Todavía falta un amigo por incluir en la nómina de aquellos años: el doctor Marañón. Mi padre le tuvo un respeto y una admiración que sólo se podrían comparar a los que dedicó a otro gran hombre, Pío Baroja. Pero el aprecio por Gregorio Marañón iba más allá de sus dotes literarias. Yo creo que mi padre veía en él a un personaje del todo anómalo en el Madrid de la postguerra, en la ciudad a la que el exilio había privado de la mayor parte de sus protagonistas.
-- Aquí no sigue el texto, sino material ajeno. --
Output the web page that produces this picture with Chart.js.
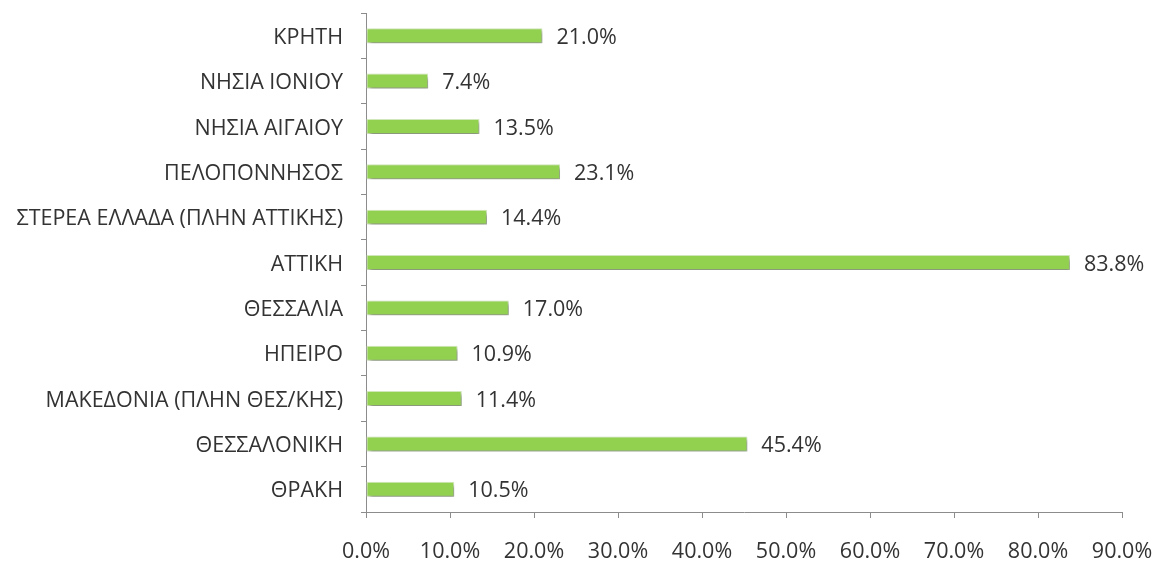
<!DOCTYPE html>
<html><head><meta charset="utf-8">
<script src="https://cdn.jsdelivr.net/npm/chart.js@4"></script>
<style>html,body{margin:0;padding:0;background:#fff}#wrap{width:1155px;height:562px;position:relative}</style>
</head><body><div id="wrap"><canvas id="c"></canvas></div>
<script>
const categories = ["ΚΡΗΤΗ","ΝΗΣΙΑ ΙΟΝΙΟΥ","ΝΗΣΙΑ ΑΙΓΑΙΟΥ","ΠΕΛΟΠΟΝΝΗΣΟΣ","ΣΤΕΡΕΑ ΕΛΛΑΔΑ (ΠΛΗΝ ΑΤΤΙΚΗΣ)","ΑΤΤΙΚΗ","ΘΕΣΣΑΛΙΑ","ΗΠΕΙΡΟ","ΜΑΚΕΔΟΝΙΑ (ΠΛΗΝ ΘΕΣ/ΚΗΣ)","ΘΕΣΣΑΛΟΝΙΚΗ","ΘΡΑΚΗ"];
const values = [21.0,7.4,13.5,23.1,14.4,83.8,17.0,10.9,11.4,45.4,10.5];
const xTicks = [0,10,20,30,40,50,60,70,80,90];

const FONT = "'Open Sans', sans-serif";
const FS = 21.5;
const shadowPlugin = {
  id:'shadow',
  beforeDatasetsDraw(chart){ const c=chart.ctx; c.save(); c.shadowColor='rgba(0,0,0,0.4)'; c.shadowBlur=4; c.shadowOffsetX=2; c.shadowOffsetY=3; },
  afterDatasetsDraw(chart){ chart.ctx.restore(); }
};
const labelPlugin = {
  id:'vlabels',
  afterDatasetsDraw(chart){
    const c=chart.ctx, meta=chart.getDatasetMeta(0);
    c.save(); c.font=FS+"px "+FONT; c.fillStyle='#333333'; c.textAlign='left'; c.textBaseline='middle';
    meta.data.forEach((b,i)=>{ c.fillText(values[i].toFixed(1)+'%', b.x+14, b.y+2); });
    c.restore();
  }
};
new Chart(document.getElementById('c'),{
  type:'bar',
  data:{labels:categories,datasets:[{data:values,backgroundColor:'#92D050',borderColor:'#D4ECBC',borderWidth:1,borderSkipped:false,barPercentage:0.66,categoryPercentage:0.5}]},
  options:{
    indexAxis:'y',responsive:true,maintainAspectRatio:false,animation:false,
    layout:{padding:{top:13,right:0,left:0,bottom:0}},
    plugins:{legend:{display:false},tooltip:{enabled:false}},
    scales:{
      x:{min:0,max:90,afterBuildTicks(s){s.ticks=xTicks.map(v=>({value:v}));},
        border:{color:'#8c8c8c',width:1},
        grid:{display:true,drawOnChartArea:false,drawTicks:true,tickLength:6,color:'#8c8c8c'},
        ticks:{padding:21,color:'#333333',font:{family:FONT,size:FS},callback:v=>v.toFixed(1)+'%',maxRotation:0,autoSkip:false},
        afterFit(s){s.height=50; s.paddingRight=33; s.paddingLeft=0;}},
      y:{border:{color:'#8c8c8c',width:1},
        grid:{display:true,offset:true,drawOnChartArea:false,drawTicks:true,tickLength:5,color:'#8c8c8c'},
        ticks:{padding:18,labelOffset:2,color:'#333333',font:{family:FONT,size:FS},autoSkip:false},
        afterFit(s){s.width=366; s.paddingTop=0; s.paddingBottom=0;}}
    }
  },
  plugins:[shadowPlugin,labelPlugin]
});
</script></body></html>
Marañón tuvo un papel muy importante, pero del todo involuntario, en mi proceso educativo. Siempre que yo comía con los dedos, derramaba el agua o me echaba por encima la sopa, uno de los dos, ya fuera mi padre o mi madre, salmodiaba de inmediato la amenaza ritual: «si sigues con esos modales no podrás ir nunca a comer a casa del doctor Marañón». Yo me imaginaba que la casa de Marañón debía ser un sitio con un protocolo tan rígido como el del palacio real, lleno de ceremoniosos criados que estaban siempre muy atentos para caer encima del primer invitado que se sorbiera los mocos y sacarle fuera a golpes. Por desgracia no tuve la ocasión de comprobarlo, Marañón murió antes de que mis maneras hubiesen progresado de una forma notable.